なぜスーパーでは精米して1ヶ月のコメを捨てるのか 米菓業界ではコメ不足で仕入れ値2倍になっているのに
以前、地方のスーパーを取材した際、「精米して1ヶ月経ったコメは捨てる」と聞いた。理由は「古いから」。
筆者の身内は長野県でコメや野菜を作っているが、精米して1ヶ月のコメなど、古いとはいえない。基本的には玄米の状態で保管しておいて、食べる前に精米している。精米して日が経てば、また精米し直して食べることができる。

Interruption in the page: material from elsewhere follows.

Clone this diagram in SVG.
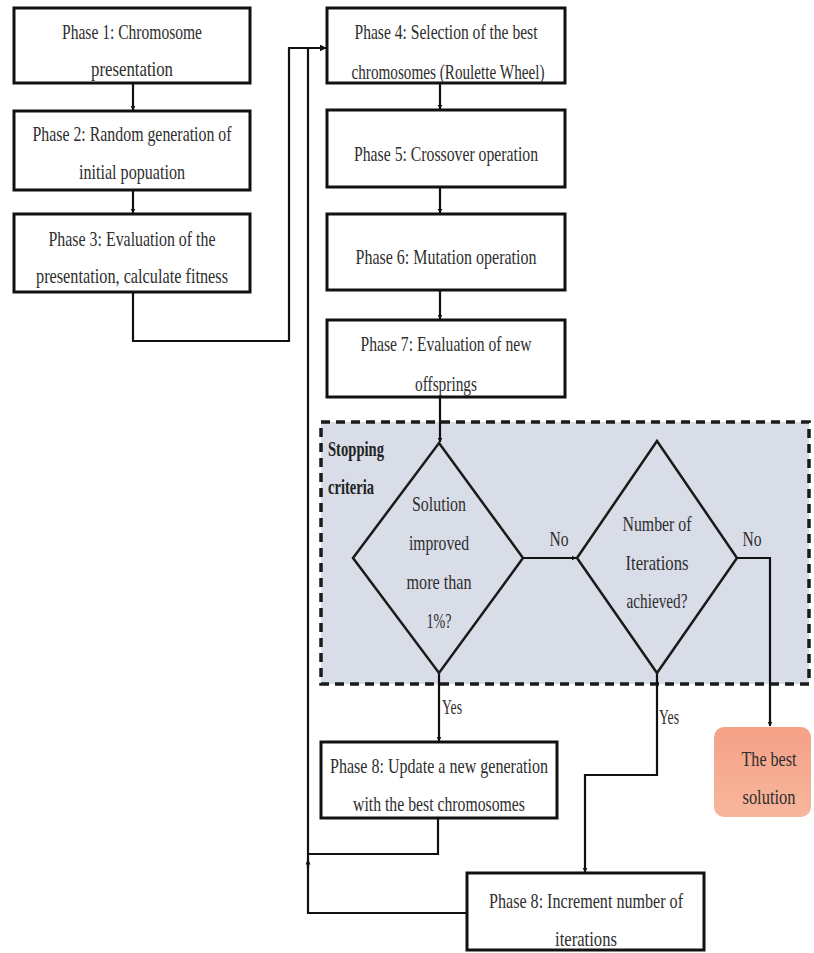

全国すべてのスーパーを取材できたわけではないが、複数のスーパーでは、やはり2024年の今でも、販売期限を精米日の30日から40日に設定し、それを過ぎたら処分しているようだ。
商品棚から撤去されたコメは、捨てている場合もあれば、職員など関係者に販売している場合もある。冒頭のスーパーは、近隣にフードバンクができてからは、フードバンクへ寄付していると話していた。
2024年4月21日、食品新聞の記事がYahoo!に転載されていた。2023年の猛暑によって国産米が高温障害で不作になり、米菓業界で主原料のコメが不足しているという(1)。農林水産省が2024年3月に発表した2023年産のコメに関する資料(2)によれば、主食用作付面積に10a当たり収量を乗じた主食用の収穫量は661万tで、前年の2022年産に比べて9万1,000tの減少となっている。
2023年国産米の取引価格は1割増しになり(3)、米菓業界ではコメの仕入れ値が約2倍に高騰しているところもあるそうだ。米菓業界では、対策として、外国産米の使用を増やすなどしている。
このように、ただでさえ国産米が不足している中で、スーパーで販売するコメの販売期限が「精米して30日から40日」となっているのは短すぎる。もっと延ばすことはできないのだろうか。
コメは、フードバンクや食料支援団体にとって必須の食材だ。日持ちするし、水と熱源があれば調理することができ、ご飯さえあれば、ある程度、満腹感が得られる。
フードバンクの広報を務めていた時、輸送途中にコメの袋が破けてしまい、テープで穴を補強したものがスーパーから寄贈されたことがあった。貴重な主食であり食資源であるコメ、短すぎる販売期限で捨てないでほしい。